Previous witnesses have testified that Anthony Jinwright was typically paid by the churches he visited, and that he often sent letters to those churches requesting first-class airfare and hotel accommodations. A previous witness who once served as Anthony Jinwright’s personal assistant testified that he was often required to travel with the senior pastor. The witness said Greater Salem generally paid for his travel-related expenses.
–Charlotte City Council member Warren Turner was called to the stand Wednesday to testify about payments made to the Jinwrights by his church, Silver Mount Baptist. Turner said he grew up in the church and has been a deacon there for seven years. He said that in 1991 and 1992 his congregation paid Anthony Jinwright $3,600 for revival services and paid Harriet Jinwright $200 in 2002 for reasons he could not recall.

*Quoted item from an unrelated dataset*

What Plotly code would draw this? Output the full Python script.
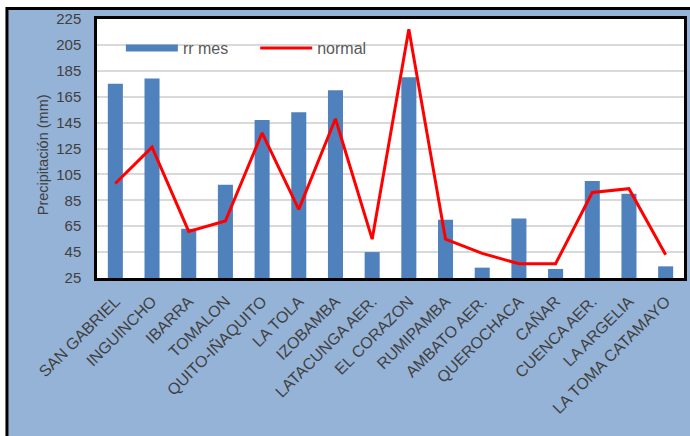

–A second juror – a white female — was dismissed Wednesday after Perkins told prosecutors that she recognized the women from a previous job and that she had talked to the woman about Greater Salem. Another white female was dismissed earlier under a hardship appeal. The 15-person panel is now down to 13 – eight whites and five blacks – with only one alternate juror remaining.
ISSUES TO WATCH:
–For the seventh time since the trial began last week, defense lawyers have requested a mistrial. Two such requests occurred Wednesday in the presence of jurors, which drew an angry response from prosecutor Brown. “Seven motions for a mistrial in one case,” he said. “I’ve never seen it before.” Judge Whitney agreed: “I’ve never seen so many either.” The judge later said he understood that the attorneys must do their jobs. Wednesday’s requests for mistrials came during testimony that defense lawyers said was too much involved in theology and church governance.
–Judge Whitney let it be known that he wants to speed this trial along. With the jury out of the room, he said: “We’re going to be here till July if we don’t tighten up. I’m going to start cracking down. I’m serious when I say that, so don’t tempt me.” Qcitymetro.com reported yesterday that the Jinwright trial may go longer than anticipated.
–Prosecutors told Judge Whitney Wednesday that a subpoenaed witness has refused to take the government’s telephone calls. They notified the judge that a warrant may be required. The potential witness was not named.